TULSA, Okla. (KTUL) — The Tulsa Public Schools hosted the Esports Tournament of Champions on Saturday at Oral Roberts University.
The tournament pitted dozens of high schoolers against each other in a gaming tournament of Nintendo's Super Smash Bros.
It may not be a packed crowd, but tournament director Ryan Boatright believes Esports will soon capture hundreds more in the area.
"Esports is one of the fastest growing sports there is. It's a $2.2 billion industry. It's massive, everyone plays video games," he said.
Organizers have plans to turn gaming into a full fledged sport.
They believe that Esports has no ceiling whenever it comes to potential for popularity.
The integration of video games in schools hasn't been something that was always accepted.
"Growing up everyone was like 'video games are bad, they rot your brain' and all that stuff. 'You can never go anywhere with video games' is what we were told as kids.
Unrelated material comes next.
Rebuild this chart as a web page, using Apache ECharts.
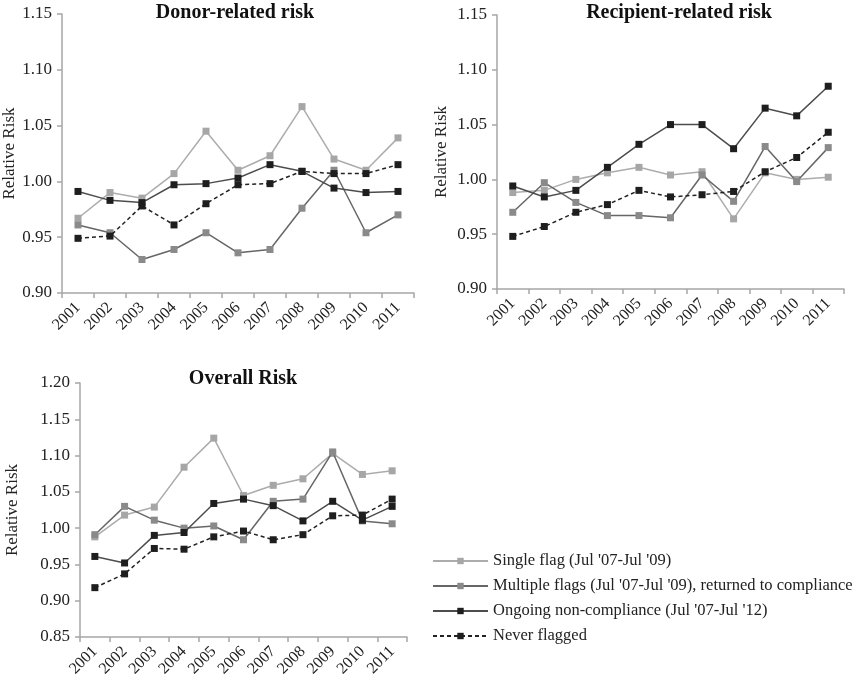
<!DOCTYPE html>
<html style="height: 100%">
<head>
<meta charset="utf-8"/>
<script type="text/javascript" src="https://cdn.jsdelivr.net/npm/echarts@6/dist/echarts.min.js"></script>
</head>
<body style="height: 100%; margin: 0; background: #fff">
<div id="container" style="width: 860px; height: 683px"></div>
<script type="text/javascript">
var years = ['2001','2002','2003','2004','2005','2006','2007','2008','2009','2010','2011'];
var seriesNames = [
	'Single flag (Jul \'07-Jul \'09)',
	'Multiple flags (Jul \'07-Jul \'09), returned to compliance',
	'Ongoing non-compliance (Jul \'07-Jul \'12)',
	'Never flagged'
];
var panelTitles = ['Donor-related risk', 'Recipient-related risk', 'Overall Risk'];

// Donor-related risk
var donorSingle   = [0.967, 0.990, 0.985, 1.007, 1.045, 1.010, 1.023, 1.067, 1.020, 1.010, 1.039];
var donorMultiple = [0.961, 0.954, 0.930, 0.939, 0.954, 0.936, 0.939, 0.976, 1.010, 0.954, 0.970];
var donorOngoing  = [0.991, 0.983, 0.981, 0.997, 0.998, 1.003, 1.015, 1.009, 0.994, 0.990, 0.991];
var donorNever    = [0.949, 0.951, 0.978, 0.961, 0.980, 0.997, 0.998, 1.009, 1.007, 1.007, 1.015];

// Recipient-related risk
var recipSingle   = [0.988, 0.990, 1.000, 1.006, 1.011, 1.004, 1.007, 0.964, 1.006, 1.000, 1.002];
var recipMultiple = [0.970, 0.997, 0.979, 0.967, 0.967, 0.965, 1.004, 0.980, 1.030, 0.998, 1.029];
var recipOngoing  = [0.994, 0.984, 0.990, 1.011, 1.032, 1.050, 1.050, 1.028, 1.065, 1.058, 1.085];
var recipNever    = [0.948, 0.957, 0.970, 0.977, 0.990, 0.984, 0.986, 0.989, 1.007, 1.020, 1.043];

// Overall risk
var overallSingle   = [0.988, 1.018, 1.029, 1.084, 1.124, 1.045, 1.059, 1.068, 1.103, 1.074, 1.079];
var overallMultiple = [0.991, 1.030, 1.011, 1.000, 1.003, 0.984, 1.037, 1.040, 1.105, 1.010, 1.006];
var overallOngoing  = [0.961, 0.952, 0.990, 0.994, 1.034, 1.040, 1.031, 1.010, 1.037, 1.011, 1.030];
var overallNever    = [0.918, 0.937, 0.972, 0.971, 0.988, 0.996, 0.984, 0.991, 1.017, 1.018, 1.040];

var yMin = [0.90, 0.90, 0.85];
var yMax = [1.15, 1.15, 1.20];

var panelData = [
	[donorSingle, donorMultiple, donorOngoing, donorNever],
	[recipSingle, recipMultiple, recipOngoing, recipNever],
	[overallSingle, overallMultiple, overallOngoing, overallNever]
];

var fontFam = '"Liberation Serif", "Times New Roman", serif';
var axisGray = '#a6a6a6';

// line colour, marker colour, dash
var styles = [
	{line: '#acacac', mark: '#a6a6a6', type: 'solid'},
	{line: '#666666', mark: '#8a8a8a', type: 'solid'},
	{line: '#4d4d4d', mark: '#1e1e1e', type: 'solid'},
	{line: '#222222', mark: '#1e1e1e', type: [4, 3]}
];

var grids = [
	{left: 62, top: 14, width: 352, height: 279},
	{left: 497, top: 15, width: 347, height: 274},
	{left: 80, top: 383, width: 327, height: 254}
];
var nameGaps = [42, 47, 59];
var titleX = [235, 679, 243];
var titleY = [3, 3, 369];

var xAxis = [], yAxis = [], series = [], titles = [];
for (var g = 0; g < 3; g++) {
	xAxis.push({
		gridIndex: g,
		type: 'category',
		data: years,
		boundaryGap: true,
		axisLine: {lineStyle: {color: axisGray, width: 1.5}},
		axisTick: {show: true, length: 5, lineStyle: {color: axisGray, width: 1.5}},
		axisLabel: {rotate: 45, margin: 12, color: '#222', fontSize: 16, fontFamily: fontFam}
	});
	yAxis.push({
		gridIndex: g,
		type: 'value',
		min: yMin[g],
		max: yMax[g],
		interval: 0.05,
		name: 'Relative Risk',
		nameLocation: 'middle',
		nameGap: nameGaps[g],
		nameTextStyle: {color: '#222', fontSize: 17, fontFamily: fontFam},
		splitLine: {show: false},
		axisLine: {show: true, lineStyle: {color: axisGray, width: 1.5}},
		axisTick: {show: true, length: 5, lineStyle: {color: axisGray, width: 1.5}},
		axisLabel: {
			margin: 10, color: '#222', fontSize: 17, fontFamily: fontFam,
			formatter: function (v) { return v.toFixed(2); }
		}
	});
	titles.push({
		text: panelTitles[g],
		left: titleX[g],
		top: titleY[g],
		textAlign: 'center',
		padding: 0,
		textStyle: {color: '#111', fontSize: 20, fontWeight: 'bold', fontFamily: fontFam}
	});
	for (var s = 0; s < 4; s++) {
		series.push({
			name: seriesNames[s],
			type: 'line',
			xAxisIndex: g,
			yAxisIndex: g,
			data: panelData[g][s],
			symbol: 'rect',
			symbolSize: 7,
			showAllSymbol: true,
			z: 2 + s,
			lineStyle: {color: styles[s].line, width: 1.5, type: styles[s].type},
			itemStyle: {color: styles[s].mark}
		});
	}
}

var myChart = echarts.init(document.getElementById('container'));
var option = {
	animation: false,
	backgroundColor: '#fff',
	title: titles,
	grid: grids,
	xAxis: xAxis,
	yAxis: yAxis,
	legend: {
		orient: 'vertical',
		left: 432,
		top: 552,
		padding: 0,
		itemWidth: 55,
		itemHeight: 8,
		itemGap: 7,
		data: seriesNames,
		textStyle: {color: '#222', fontSize: 16.5, lineHeight: 18, fontFamily: fontFam}
	},
	series: series
};
myChart.setOption(option);
</script>
</body>
</html>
Now people are making millions of dollars doing something they love," Boatright said.
Tournament players have practiced long hours for this day.
Joshua Brewer, 17, told Tulsa's Channel 8, he plays eight to 10 hours every non-school day.
"I hope that I can just kind of elevate my skills," Brewer said.
Brewer believes the gaming world will continue to expand in schools.
"There's just so many different types that there's something for everyone. It could be just like a simple puzzling game like Tetris. Competitive Tetris, that'd be kind of fun," he said.
Boatright wants to build Esports to be recognized across the state to compete against other schools.
"So we are really excited to create a league, have rules, regulations all that stuff, and have a lot of fun competing in something we love," he said.
More gaming competitions are in the works for TPS.